27 October 2005

seek higher still.

this morning my moms tried to teach me about discretion. she wanted me to know the value of choosing one's battles, of strategically holding back and placing only relevant cards on the table. she wanted me to understand what it means to sustain bridges, even if they are not currently being used.

i've never been good at witholding, but i understood her lessons and her longing for me to remain on good terms with everyone. i am grateful for someone who looks out for me when i am in the process of burning and being reborn. yes. it is no cosmic twist of fate that my totem is the Phoenix. i am the bird who ascends into higher heights only to burn by the brightness of the sun and be reborn into more and more wisdom.

i cannot promise perfection or great aim. i do not strategize my words, laying them silently on the road ahead of me for safe journeys. instead, i have decided to live pieces of myself fully disclosed and naked praying that they sustain me for at least this one, simple step. i have hidden a microphone under the guise of my subconscious' perception, recording what happens when the mask falls down.

i am in this process of learning, unlearning, surrendering and letting go. i do not promise congruence, delicacy or discretion. i do not always promise consistency or softness. i am simply committed to honestly confessing my experience in this exact and particular moment.

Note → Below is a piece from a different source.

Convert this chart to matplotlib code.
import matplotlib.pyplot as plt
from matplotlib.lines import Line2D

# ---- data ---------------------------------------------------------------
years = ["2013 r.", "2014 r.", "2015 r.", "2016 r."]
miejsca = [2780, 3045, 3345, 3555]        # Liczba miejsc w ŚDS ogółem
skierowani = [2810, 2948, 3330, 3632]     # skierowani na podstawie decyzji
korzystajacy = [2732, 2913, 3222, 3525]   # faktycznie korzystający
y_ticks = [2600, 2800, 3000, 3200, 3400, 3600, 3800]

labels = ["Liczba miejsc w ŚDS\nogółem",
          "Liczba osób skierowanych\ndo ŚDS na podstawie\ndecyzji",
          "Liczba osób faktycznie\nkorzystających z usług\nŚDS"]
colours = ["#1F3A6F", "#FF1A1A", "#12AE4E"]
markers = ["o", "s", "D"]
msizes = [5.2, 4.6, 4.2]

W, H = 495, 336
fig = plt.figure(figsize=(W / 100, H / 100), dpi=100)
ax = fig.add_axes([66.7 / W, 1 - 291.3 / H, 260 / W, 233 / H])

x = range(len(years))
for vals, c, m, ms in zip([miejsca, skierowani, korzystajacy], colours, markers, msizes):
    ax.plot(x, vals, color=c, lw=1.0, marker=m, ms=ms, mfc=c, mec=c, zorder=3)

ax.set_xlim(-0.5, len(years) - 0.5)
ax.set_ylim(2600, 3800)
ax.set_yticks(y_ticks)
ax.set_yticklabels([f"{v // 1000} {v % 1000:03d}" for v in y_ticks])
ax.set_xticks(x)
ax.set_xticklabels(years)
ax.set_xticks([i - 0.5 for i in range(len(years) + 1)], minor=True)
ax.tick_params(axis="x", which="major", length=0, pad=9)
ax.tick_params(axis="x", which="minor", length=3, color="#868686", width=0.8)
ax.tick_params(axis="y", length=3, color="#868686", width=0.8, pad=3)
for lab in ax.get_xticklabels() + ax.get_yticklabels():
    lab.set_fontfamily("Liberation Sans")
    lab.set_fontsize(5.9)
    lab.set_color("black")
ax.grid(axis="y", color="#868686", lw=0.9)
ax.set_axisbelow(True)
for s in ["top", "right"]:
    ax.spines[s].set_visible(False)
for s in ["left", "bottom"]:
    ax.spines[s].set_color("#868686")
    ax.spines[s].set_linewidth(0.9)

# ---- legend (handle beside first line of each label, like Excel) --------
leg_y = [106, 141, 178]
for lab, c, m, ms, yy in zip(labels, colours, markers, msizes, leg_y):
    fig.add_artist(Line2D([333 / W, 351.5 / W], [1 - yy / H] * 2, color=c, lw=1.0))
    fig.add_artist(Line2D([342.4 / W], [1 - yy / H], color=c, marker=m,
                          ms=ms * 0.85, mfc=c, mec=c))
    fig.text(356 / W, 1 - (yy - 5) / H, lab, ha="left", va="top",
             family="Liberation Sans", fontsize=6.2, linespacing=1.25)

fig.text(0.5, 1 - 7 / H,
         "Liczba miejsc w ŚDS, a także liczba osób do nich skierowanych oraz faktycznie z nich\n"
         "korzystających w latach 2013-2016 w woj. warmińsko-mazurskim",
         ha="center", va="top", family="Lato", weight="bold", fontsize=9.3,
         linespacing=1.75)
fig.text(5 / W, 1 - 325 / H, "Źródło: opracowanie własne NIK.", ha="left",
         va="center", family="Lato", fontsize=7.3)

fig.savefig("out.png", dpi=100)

this is not a pretty, painless process for anyone involved. sometimes i wonder, who i have burned as i am going down in flames? who has watched me from the sidelines with wonder, secretly entranced by the transformative self-destruction? there will come a time when i have learned to dance with the wildfire, when i am comfortable acknowledging and releasing my attachment to the entire process of birth, death and rebirth. i have learned only slices of this movement. the rest remains encoded, to be translated by my lived experience.

no. the space between us does not hold room for these conversations. there is no ground beneath our feet to lay out our most real truths. i breathe out the jeweled embryo of our potential conversations, ignating flames that burn me into only higher heights.

(i do wish our carbon-dioxide sustained true openness. but it does not. as a result, i have chosen to compost that dream and fertilize more productive creations.)

yes, it is knowledge. but knowledge does not mean it is the truth. knowledge only means it is what you know.
-don miguel ruiz


beneath the rubble, this story truly isn't about you. it is what i have chosen to know about my own lived experience. i am simply the storyteller, sharing my mind's patched-together truths. as all things, it will grow into reality of another translation, becoming the new (albeit temporary) language through which i will talk about my life.

this morning, i swallowed the food of my mother's words, searching to taste the nutrition that could take me forward on the road of dis/re~covery. one day i will beautifully balance truthful confession and delicate diplomacy. i will be a master of authentic disclosure and intimate connection. in the meantime, i will continue to do the very best i can with the tools that i have.

Down beneath the impossible pain of our history
Beneath unknown bones
Beneath the bedrock of the mystery
Beneath the sewage systems and the PATH train
Beneath the cobblestones and the water mains
Beneath the traffic of friendships and street deals
Beneath the screeching of kamikaze cab wheels
Beneath everything I can think of to think about
Beneath it all, beneath all get out
Beneath the good and the kind and the stupid and the cruel
There's a fire just waiting for fuel
-ani difranco


always love,

l'

2 Comments:

At 27 October, 2005 21:33, Blogger jb said...

good writing.

love,
me

 
At 29 October, 2005 08:57, Blogger summer of sam said...

you rock.

in a sense, i see you describing life as a chess match. most folks, a lot of folks, wanna play by the rules, and develop and stay true to certain strategies, while you could give a kcuf if the bishop is only supposed to move diagonally. you wanna move him laterally, horizontally. considering different encounters and situations that can't always be imagined within the parameters of the game. this surprises and disconcerts many, not simply because you're not following the rules, but also because you have the courage to think of the infinite possibilities (which would make for a great album title, but i digress) of allowing each piece to inhabit every square, not really caring about wons and losses, but: what have i learned? how have i grown? how have i been fulfilled? and, since that requires a helluva lot of courage that most of us don't have, us folk who don't wanna go there can only find solace in saying to you, "you can't do that; it's against the rules."

or, something.

but, um, on the real i'm no good at chess. so maybe not.